Hugh Ross of Reasons to Believe has just published a new volume—Improbable Planet. He discusses the benefits of the disappearance of glacial ice from the Wisconsin event. That glacial event roughly coincided with the presence of several representatives of the genus homo including Neanderthals and modern humans. We quote two significant passages from Improbable Planet:

“The melting away of the great ice sheets—except those over Antarctica, Greenland, and the North Pole—helped to stabilize global mean temperatures. Until then, climate variability prevented widespread enduring agricultural and manufacturing specialization, trade, and construction of towns, roads, and ships. The climate from 120,000 to 12,000 years ago varied so radically as to render the launch of extensive cultivation and global civilization impossible.

“Then, for reasons still unknown, the climate suddenly entered a stable phase shortly after the beginning of the last warm interglacial period. Within a brief period, large-scale agriculture emerged, as did sophisticated expressions of human ingenuity and cooperation, for example towns, specialization of industry, and organized trade. These factors, in turn, made possible the exponential expansion of civilization, technology, and human population.

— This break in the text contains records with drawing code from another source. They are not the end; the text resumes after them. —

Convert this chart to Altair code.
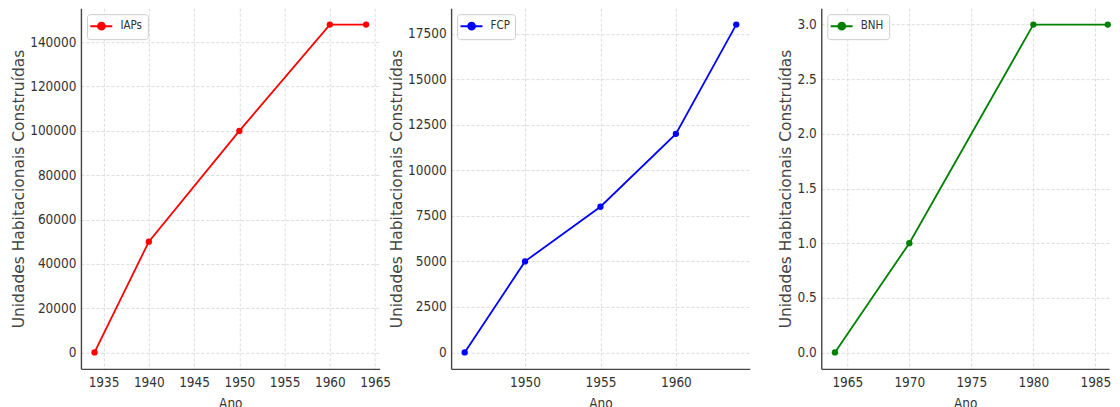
import altair as alt
import pandas as pd

# ---- data ----
iaps_years = [1934, 1940, 1950, 1960, 1964]
iaps_units = [0, 50000, 100000, 148000, 148000]

fcp_years = [1946, 1950, 1955, 1960, 1964]
fcp_units = [0, 5000, 8000, 12000, 18000]

bnh_years = [1964, 1970, 1980, 1986]
bnh_units = [0, 1, 3, 3]

series_names = ["IAPs", "FCP", "BNH"]
series_colors = ["#ff0000", "#0000ff", "#008000"]

# tick values
iaps_xticks = [1935, 1940, 1945, 1950, 1955, 1960, 1965]
iaps_yticks = [0, 20000, 40000, 60000, 80000, 100000, 120000, 140000]
fcp_xticks = [1950, 1955, 1960]
fcp_yticks = [0, 2500, 5000, 7500, 10000, 12500, 15000, 17500]
bnh_xticks = [1965, 1970, 1975, 1980, 1985]
bnh_yticks = [0.0, 0.5, 1.0, 1.5, 2.0, 2.5, 3.0]

# axis domains (data range plus 5% margins; last panel is cut at the picture edge)
iaps_xdom = [1932.5, 1965.5]
iaps_ydom = [-7400, 155400]
fcp_xdom = [1945.1, 1964.9]
fcp_ydom = [-900, 18900]
bnh_xdom = [1962.9, 1986.1]
bnh_ydom = [-0.15, 3.15]

COND = "DejaVu Sans Condensed, DejaVu Sans"
# legend sample: a short line with a dot in its middle
LEG_SYMBOL = "M-1.43,0L2.23,0M0.98,0A0.56,0.56,0,1,1,-0.14,0A0.56,0.56,0,1,1,0.98,0Z"
YTITLE = "Unidades Habitacionais Construídas"


def panel(name, color, years, units, xticks, yticks, xdom, ydom, yfmt, width):
    df = pd.DataFrame({"Ano": years, "Unidades": units, "Série": [name] * len(years)})
    color_enc = alt.Color(
        "Série:N",
        scale=alt.Scale(domain=[name], range=[color]),
        legend=alt.Legend(
            title=None,
            orient="top-left",
            offset=6,
            padding=5,
            cornerRadius=3,
            strokeColor="#cccccc",
            fillColor="white",
            symbolType=LEG_SYMBOL,
            symbolSize=144,
            symbolStrokeWidth=2,
            symbolFillColor=color,
            symbolStrokeColor=color,
            labelFont=COND,
            labelFontSize=11.5,
            labelColor="#333333",
            labelOffset=14.5,
        ),
    )
    x_enc = alt.X(
        "Ano:Q",
        scale=alt.Scale(domain=xdom, nice=False, zero=False),
        axis=alt.Axis(values=xticks, format="d", title="Ano", labelPadding=7,
                      titlePadding=7, titleFont=COND, titleFontSize=13.5,
                      titleColor="#333333"),
    )
    y_enc = alt.Y(
        "Unidades:Q",
        scale=alt.Scale(domain=ydom, nice=False, zero=False),
        axis=alt.Axis(values=yticks, format=yfmt, title=YTITLE, labelPadding=5,
                      titlePadding=3, titleFont="DejaVu Sans", titleFontSize=15.5,
                      titleColor="#444444"),
    )
    base = alt.Chart(df).encode(x=x_enc, y=y_enc, color=color_enc)
    line = base.mark_line(strokeWidth=1.8)
    pts = base.mark_point(filled=True, size=40, opacity=1)
    return alt.layer(line, pts).properties(width=width, height=361)


p1 = panel("IAPs", series_colors[0], iaps_years, iaps_units, iaps_xticks, iaps_yticks,
           iaps_xdom, iaps_ydom, "d", 299)
p2 = panel("FCP", series_colors[1], fcp_years, fcp_units, fcp_xticks, fcp_yticks,
           fcp_xdom, fcp_ydom, "d", 299)
p3 = panel("BNH", series_colors[2], bnh_years, bnh_units, bnh_xticks, bnh_yticks,
           bnh_xdom, bnh_ydom, ".1f", 288)

chart = (
    alt.hconcat(p1, p2, p3, spacing=71.5, bounds="flush")
    .resolve_scale(color="independent")
    .resolve_legend(color="independent")
    .properties(padding={"left": 3, "top": 0, "right": 0, "bottom": 0})
    .configure_view(strokeWidth=0)
    .configure_axis(
        domainColor="#444444",
        domainWidth=1.4,
        grid=True,
        gridColor="#d3d3d3",
        gridDash=[3, 2],
        gridWidth=0.8,
        tickSize=0,
        labelFont=COND,
        labelFontSize=13.5,
        labelColor="#333333",
        titleFontWeight="normal",
    )
)

chart.save("out.html", embed_options={"renderer": "svg", "actions": False})
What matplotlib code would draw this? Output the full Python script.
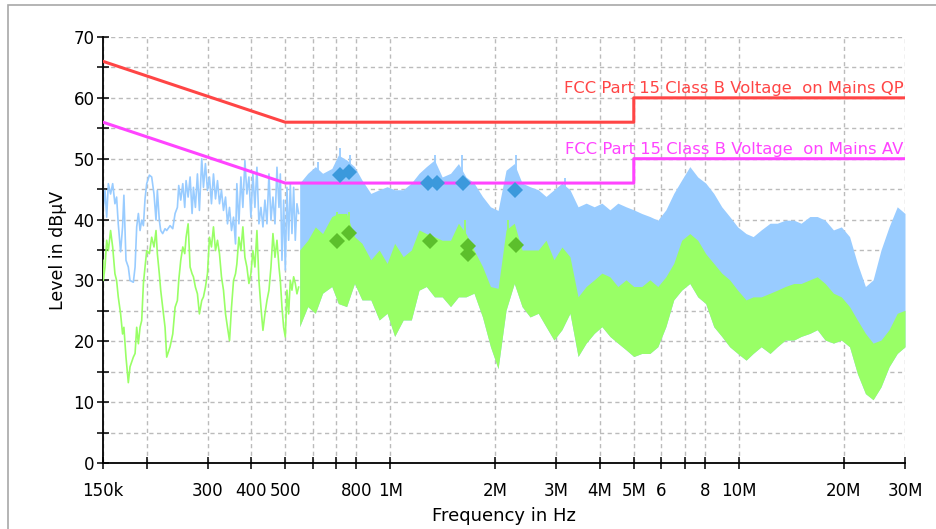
import matplotlib
matplotlib.use('Agg')
import matplotlib.pyplot as plt
from matplotlib.patches import Rectangle

# --- limit lines (MHz / dBuV) ---
lim_mhz = [0.15, 0.5, 5, 5, 30]
qp_limit = [66, 56, 56, 60, 60]
av_limit = [56, 46, 46, 50, 50]

# --- low band, single traces (kHz / dBuV) ---
left_khz = [150, 150.3, 152.0, 153.7, 155.4, 157.7, 159.9, 162.3, 164.1, 165.9,
            168.5, 170.7, 172.2, 174.6, 177.3, 179.3, 183.3, 185.4, 187.4, 189.5,
            191.6, 193.7, 195.9, 198.0, 200.2, 203.8, 206.9, 210.1, 212.9, 214.8,
            217.6, 219.6, 222.5, 226.0, 228.5, 233.6, 237.8, 241.5, 245.2, 247.4,
            250.7, 254.1, 257.4, 259.7, 263.2, 266.7, 270.2, 272.6, 276.2, 279.9,
            283.6, 288.0, 291.3, 295.1, 299.1, 303.1, 307.1, 311.2, 315.4, 319.6,
            323.8, 328.1, 332.5, 337.0, 341.4, 346.0, 350.6, 355.3, 360.0, 363.2,
            368.1, 373.0, 377.9, 383.0, 388.1, 393.3, 398.5, 403.8, 409.2, 414.7,
            420.2, 425.8, 431.5, 437.2, 443.1, 449.0, 455.0, 461.0, 467.2, 473.4,
            479.7, 484.0, 489.3, 494.7, 500.2, 505.7, 511.3, 517.0, 522.7, 528.5,
            534.3, 540.2, 546.2]
peak_left = [45.1, 42.0, 44.8, 40.4, 45.9, 44.2, 45.9, 42.6, 43.7, 39.3,
             34.7, 38.8, 44.0, 33.3, 32.2, 30.0, 29.7, 32.2, 38.8, 41.0,
             38.2, 39.9, 39.0, 43.4, 45.9, 47.3, 47.0, 44.2, 39.9, 44.8,
             39.9, 38.2, 37.7, 38.5, 38.2, 39.0, 38.5, 41.0, 42.0, 45.6,
             43.2, 45.9, 42.0, 46.4, 43.7, 47.0, 41.0, 45.3, 42.0, 47.5,
             41.5, 50.0, 45.3, 49.2, 44.8, 47.0, 42.6, 47.5, 43.4, 46.4,
             42.6, 44.8, 41.5, 43.7, 39.3, 42.0, 38.2, 40.4, 36.0, 45.9,
             39.3, 47.0, 42.0, 49.7, 44.2, 47.0, 40.4, 47.5, 42.0, 48.6,
             39.3, 42.0, 38.8, 43.2, 39.3, 47.5, 39.9, 43.7, 39.3, 48.6,
             42.0, 47.5, 33.3, 43.2, 31.7, 45.3, 36.6, 45.9, 37.7, 45.3,
             36.6, 42.6, 41.0]
avg_left = [33.3, 30.0, 32.2, 36.6, 34.9, 38.2, 35.5, 31.1, 30.0, 27.3,
            24.5, 21.2, 22.3, 17.4, 13.2, 15.8, 17.4, 18.0, 22.3, 19.6,
            22.3, 23.4, 29.5, 32.2, 34.9, 34.4, 37.1, 35.5, 38.2, 34.4,
            31.1, 28.4, 25.6, 22.3, 17.4, 19.1, 21.2, 25.6, 26.7, 30.0,
            33.3, 35.5, 34.4, 37.1, 39.3, 32.2, 31.1, 30.6, 28.9, 27.8,
            24.5, 26.7, 27.3, 28.9, 31.1, 37.1, 35.5, 38.8, 34.9, 36.6,
            34.4, 30.6, 28.4, 24.5, 22.3, 20.1, 25.6, 30.0, 31.1, 32.7,
            37.1, 34.9, 38.8, 33.8, 32.2, 29.5, 31.1, 34.9, 32.2, 38.2,
            30.0, 25.6, 21.8, 24.5, 26.7, 28.4, 32.2, 37.7, 33.8, 36.6,
            32.2, 30.0, 25.6, 22.3, 20.7, 28.4, 24.5, 30.0, 28.4, 30.6,
            29.5, 27.8, 28.9]

# --- dense band above ~550 kHz (MHz / dBuV), upper and lower edges ---
band_mhz = [0.55, 0.58, 0.61, 0.64, 0.68, 0.71, 0.75, 0.79, 0.83, 0.88,
            0.93, 0.98, 1.03, 1.09, 1.15, 1.21, 1.27, 1.34, 1.41, 1.49,
            1.57, 1.65, 1.74, 1.84, 1.94, 2.04, 2.15, 2.27, 2.39, 2.52,
            2.66, 2.8, 2.95, 3.11, 3.28, 3.46, 3.65, 3.85, 4.05, 4.27,
            4.5, 4.75, 5.0, 5.27, 5.56, 5.86, 6.18, 6.51, 6.86, 7.24,
            7.63, 8.04, 8.48, 8.94, 9.42, 9.93, 10.5, 11.0, 11.6, 12.3,
            12.9, 13.6, 14.4, 15.1, 16.0, 16.8, 17.7, 18.7, 19.7, 20.8,
            21.9, 23.1, 24.3, 25.6, 27.0, 28.5, 30.0]
peak_hi = [46.0, 47.6, 48.7, 47.6, 48.4, 50.6, 49.8, 48.7, 46.5, 44.3,
           44.9, 45.4, 44.9, 44.9, 46.0, 47.6, 48.7, 49.8, 47.0, 47.6,
           49.2, 47.0, 46.0, 43.8, 42.1, 41.5, 48.1, 49.2, 46.0, 45.4,
           44.9, 43.8, 44.9, 46.0, 44.9, 42.1, 42.7, 42.1, 42.7, 41.6,
           42.7, 42.1, 41.6, 41.0, 40.5, 39.9, 41.6, 44.3, 46.5, 48.7,
           47.0, 46.0, 44.3, 42.1, 40.5, 38.8, 37.7, 37.2, 38.3, 39.4,
           39.4, 39.9, 39.9, 39.4, 40.5, 40.5, 39.9, 38.3, 38.8, 37.2,
           32.8, 29.0, 30.1, 35.0, 38.8, 42.1, 41.0]
avg_hi = [35.0, 36.6, 38.8, 37.7, 40.5, 41.0, 41.0, 37.2, 36.1, 33.4,
          35.0, 32.8, 36.1, 33.9, 35.0, 38.3, 37.7, 37.2, 36.6, 36.6,
          39.4, 37.7, 35.0, 32.3, 29.0, 28.7, 38.3, 39.4, 35.0, 35.0,
          35.0, 36.6, 33.4, 35.5, 33.9, 27.3, 29.0, 30.1, 31.2, 30.6,
          29.0, 30.1, 29.0, 29.0, 30.1, 29.0, 30.6, 32.8, 36.6, 37.7,
          36.6, 34.4, 32.8, 31.2, 30.1, 28.4, 26.8, 27.3, 27.3, 27.9,
          28.4, 29.0, 29.5, 29.5, 30.1, 30.6, 29.5, 27.9, 27.3, 25.7,
          23.5, 21.3, 19.7, 20.2, 21.9, 24.6, 25.1]
avg_lo = [22.4, 25.7, 24.6, 27.9, 29.0, 26.2, 25.7, 29.5, 26.8, 26.8,
          23.5, 24.6, 20.8, 23.5, 23.5, 28.4, 29.0, 27.3, 27.3, 25.7,
          27.3, 27.3, 27.9, 24.0, 19.1, 15.5, 25.1, 29.5, 25.7, 24.0,
          24.6, 22.4, 20.2, 21.9, 24.6, 17.5, 19.7, 21.3, 22.4, 20.8,
          19.7, 18.6, 17.5, 18.0, 18.0, 19.1, 22.4, 26.8, 28.4, 29.5,
          27.3, 26.2, 22.4, 20.8, 19.1, 18.0, 16.9, 18.0, 19.1, 18.0,
          19.1, 20.2, 20.2, 20.8, 21.3, 21.9, 20.2, 19.7, 20.2, 19.1,
          14.7, 11.4, 10.4, 12.5, 15.8, 18.0, 19.1]

# narrow spikes sticking out of the band
peak_spike_mhz = [0.622, 0.718, 0.767, 1.345, 1.605, 2.29, 3.18]
peak_spike_db = [49.5, 51.7, 50.6, 50.6, 50.6, 50.6, 46.8]
avg_spike_mhz = [0.703, 0.76, 1.64, 2.18]
avg_spike_db = [41.3, 41.3, 39.9, 39.9]

# --- final measurement points ---
qp_mhz = [0.718, 0.763, 1.287, 1.36, 1.616, 2.28]
qp_db = [47.3, 47.8, 46.0, 46.0, 46.0, 44.9]
av_mhz = [0.703, 0.763, 1.30, 1.676, 1.676, 2.29]
av_db = [36.4, 37.8, 36.5, 35.7, 34.3, 35.8]

tick_mhz = [0.15, 0.2, 0.3, 0.4, 0.5, 0.6, 0.7, 0.8, 1, 2, 3, 4, 5, 6, 7, 8, 10, 20, 30]
tick_text = ['150k', '', '300', '400', '500', '', '', '800', '1M', '2M', '3M', '4M',
             '5M', '6', '', '8', '10M', '20M', '30M']

BLUE = '#99ccff'
GREEN = '#99ff66'
QP_RED = '#ff4545'
AV_MAG = '#ff44ff'

fig = plt.figure(figsize=(9.36, 5.29), dpi=100)
ax = fig.add_axes([103/936, 66/529, 802/936, 426/529])

# peak trace
ax.plot([f / 1000 for f in left_khz], peak_left, color=BLUE, lw=1.2, zorder=2)
ax.fill_between(band_mhz, avg_lo, peak_hi, color=BLUE, lw=0, zorder=2)
ax.vlines(peak_spike_mhz, 36, peak_spike_db, color=BLUE, lw=1.3, zorder=2)
# average trace
ax.plot([f / 1000 for f in left_khz], avg_left, color=GREEN, lw=1.2, zorder=3)
ax.fill_between(band_mhz, avg_lo, avg_hi, color=GREEN, lw=0, zorder=3)
ax.vlines(avg_spike_mhz, 30, avg_spike_db, color=GREEN, lw=1.3, zorder=3)

# limits
ax.plot(lim_mhz, qp_limit, color=QP_RED, lw=2.2, zorder=4)
ax.plot(lim_mhz, av_limit, color=AV_MAG, lw=2.2, zorder=4)
ax.text(29.7, 60.75, 'FCC Part 15 Class B Voltage  on Mains QP', color=QP_RED,
        fontsize=11.8, ha='right', va='baseline', zorder=5)
ax.text(29.7, 50.75, 'FCC Part 15 Class B Voltage  on Mains AV', color=AV_MAG,
        fontsize=11.8, ha='right', va='baseline', zorder=5)

# markers
ax.plot(qp_mhz, qp_db, 'D', color='#3b99dc', ms=8.5, mew=0, zorder=6)
ax.plot(av_mhz, av_db, 'D', color='#5cbf2c', ms=8.5, mew=0, zorder=6)

ax.set_xscale('log')
ax.set_xlim(0.15, 30)
ax.set_ylim(0, 70)
ax.set_xticks(tick_mhz)
ax.set_xticklabels(tick_text)
ax.xaxis.set_minor_locator(matplotlib.ticker.NullLocator())
ax.set_yticks(range(0, 71, 10))
ax.set_yticks(range(5, 70, 10), minor=True)

for s in ['top', 'right']:
    ax.spines[s].set_visible(False)
for s in ['left', 'bottom']:
    ax.spines[s].set_linewidth(1.3)

ax.tick_params(which='both', direction='inout', length=8, width=1.1, labelsize=12)
ax.tick_params(axis='x', pad=10)
ax.tick_params(axis='y', pad=2)
ax.grid(True, which='both', color='#bbbbbb', lw=1, linestyle=(0, (3, 2.5)), zorder=0)
ax.set_axisbelow(True)

ax.set_xlabel('Frequency in Hz', fontsize=13, labelpad=5)
ax.set_ylabel('Level in dBµV', fontsize=12.5, labelpad=5)

# outer panel frame
fig.add_artist(Rectangle((8/936, -0.1), 1.2, 1.1 - 5/529, transform=fig.transFigure,
                         fill=False, edgecolor='#a8a8a8', lw=1.2))

fig.savefig('out.png', dpi=100)
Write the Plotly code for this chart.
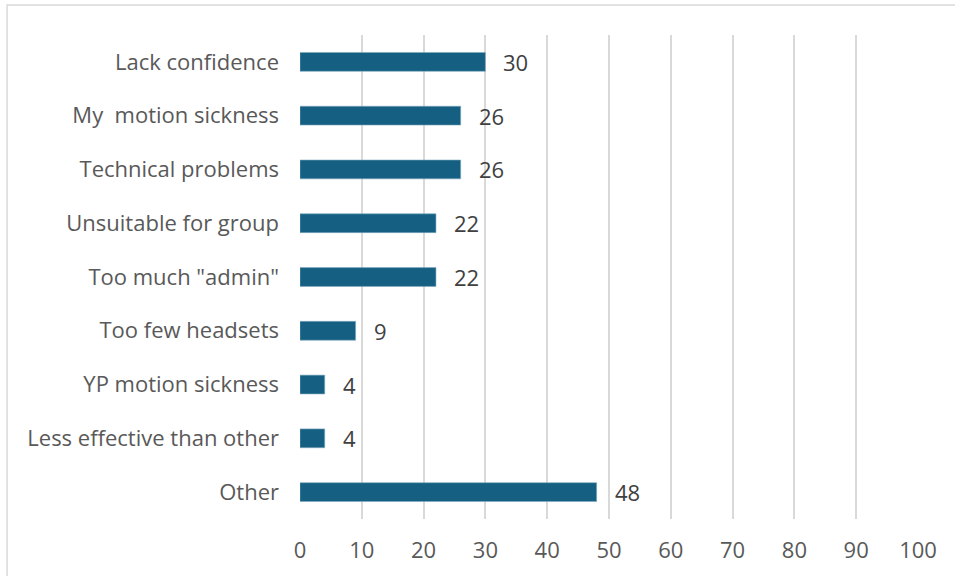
import plotly.graph_objects as go

categories = [
    "Lack confidence",
    "My  motion sickness",
    "Technical problems",
    "Unsuitable for group",
    "Too much \"admin\"",
    "Too few headsets",
    "YP motion sickness",
    "Less effective than other",
    "Other",
]
values = [30, 26, 26, 22, 22, 9, 4, 4, 48]
x_ticks = [0, 10, 20, 30, 40, 50, 60, 70, 80, 90, 100]

bar_color = "#156082"
font_family = "Open Sans"
font_size = 22

fig = go.Figure(
    go.Bar(
        y=categories,
        x=values,
        orientation="h",
        marker=dict(color=bar_color, line=dict(color="#7fa9bf", width=0.6)),
        hoverinfo="x+y",
    )
)

# value labels to the right of each bar
for cat, val in zip(categories, values):
    fig.add_annotation(
        x=val, y=cat, text=str(val), showarrow=False,
        xanchor="left", xshift=16,
        font=dict(family=font_family, size=font_size, color="#404040"),
    )

# outer frame of the chart area
fig.add_shape(
    type="rect", xref="paper", yref="paper",
    x0=-0.474, x1=1.062, y0=-0.2, y1=1.062,
    line=dict(color="#d9d9d9", width=1.5), fillcolor="rgba(0,0,0,0)",
    layer="below",
)

fig.update_layout(
    width=955, height=576,
    margin=dict(l=300, r=37, t=35, b=57),
    paper_bgcolor="white", plot_bgcolor="white",
    bargap=0.65,
    showlegend=False,
    font=dict(family=font_family, size=font_size, color="#595959"),
    xaxis=dict(
        range=[0, 100], tickvals=x_ticks, ticktext=[str(t) for t in x_ticks],
        showgrid=True, gridcolor="#d9d9d9", gridwidth=1.5,
        zeroline=False, showline=False, ticks="",
        ticklabelstandoff=16,
        tickfont=dict(family=font_family, size=font_size, color="#595959"),
    ),
    yaxis=dict(
        categoryorder="array", categoryarray=categories[::-1],
        autorange=True,
        showgrid=False, zeroline=False, showline=False, ticks="",
        ticklabelstandoff=20,
        tickfont=dict(family=font_family, size=font_size, color="#595959"),
    ),
)

fig.write_html("out.html")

We mention two brief preludes to large-scale agriculture mentioned in the paragraph above. First there was Kebaran culture from 18000 to 12500 BC. Several thousand years before there was a small scale attempt to cultivate wild cereals along the shore of the Sea of Galilee. The Kebarans were highly nomadic. Then there appeared the Natufian Culture, characterized by descendants of the earliest farmers on our planet from 12,500 to 10,800 BC. Natufians were protoagrarian hunter/gatherers. They appeared during the Mesolithic, a short period between the Paleolithic and Neolithic. These two groups existed prior to the Neolithic—The New Stone Age. In the Neolithic Agricultural Revolution which followed, man learned to selectively alter plants to benefit humanity. Artificial selection has been a way of life in human agriculture since the Neolithic Revolution.